¿Qué somos?, ¿de dónde venimos?, ¿hacia dónde vamos? Eternas preguntas que el ser humano se ha planteado siempre y ante las cuales jamás ha encontrado una respuesta cabal y menos concluyente.La perplejidad provocada por tales conjeturas agobia al individuo; ha sumido en incertidumbre al pueblo que no ha cesado de indagar el secreto de su origen. Para el caso de A. Latina, varios de nuestros escritores han propuesto tesis y visiones para explicar lo que somos como entidad histórica, lo que nos define como países con identidad latina frente al anglosajón. Sarmiento, Martí, Rodó, Vasconcelos, Fernández Retamar son algunos de ellos.
Fue el uruguayo José Enrique Rodó uno de los que más auditorio tuvo, allá en los inicios del XX, cuando publicó ‘Ariel’, libro que devino en breviario de obligada lectura para la prometedora juventud de entonces.
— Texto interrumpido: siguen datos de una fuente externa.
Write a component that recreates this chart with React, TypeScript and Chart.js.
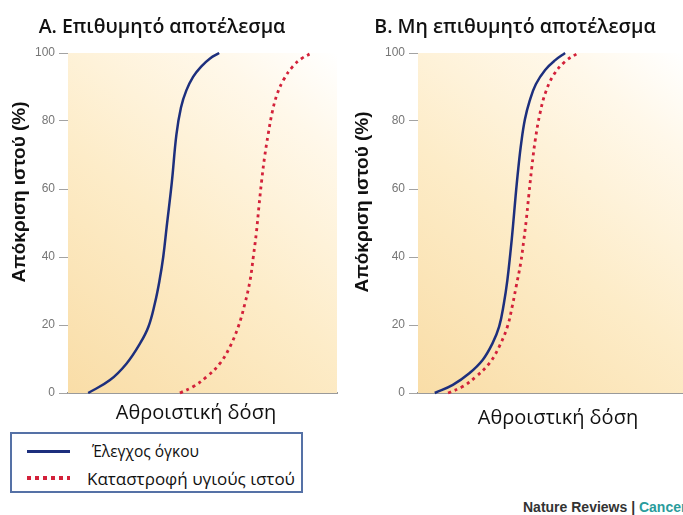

De Shakespeare tomó dos de los personajes de ‘The Tempest’ (Ariel y Calibán) para caracterizar, de manera simbólica, la condición propia del latinoamericano y del norteamericano. Mientras Ariel representa “la espiritualidad de la cultura, la vivacidad de la gracia y la inteligencia”, emblemática imagen del americano heredero de España; Calibán (“esclavo salvaje y deforme” en el drama inglés) es, para Rodó, el “símbolo de sensualidad y torpeza, con el cincel perseverante de la vida”, perfil grotesco del utilitarismo anglosajón.
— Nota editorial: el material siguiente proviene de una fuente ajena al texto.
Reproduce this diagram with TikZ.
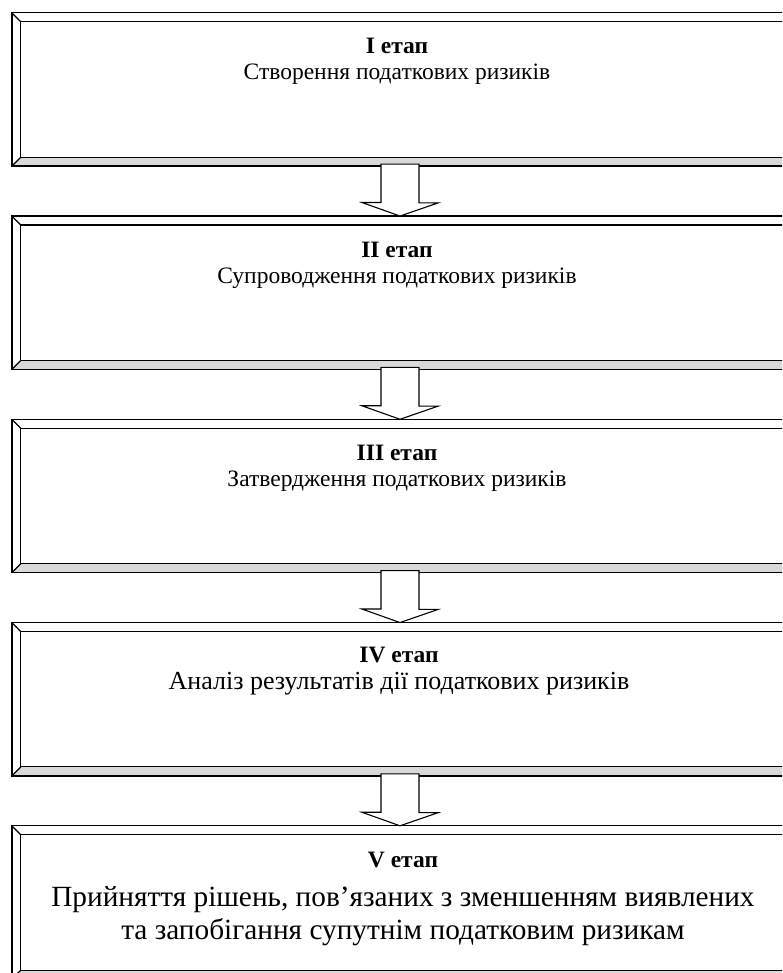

No hay duda que una buena dosis de idealismo estaba implícita en el pensamiento del uruguayo, talante propio de la aristocracia liberal de entonces. Ideología consoladora para pueblos, como los nuestros, que si no habíamos sido capaces de alcanzar la modernidad teníamos, al menos, lo mejor de la herencia de Occidente: la libertad del espíritu, el afecto por lo bello, el poder de la cultura. Pero, para otros, Rodó había trastrocado los símbolos: América Latina (más el Caribe) no se veía retratada en Ariel sino en Calibán (anagrama de “caníbal”, de “Caribe”): el esclavo de piel cobriza que aborrece al amo.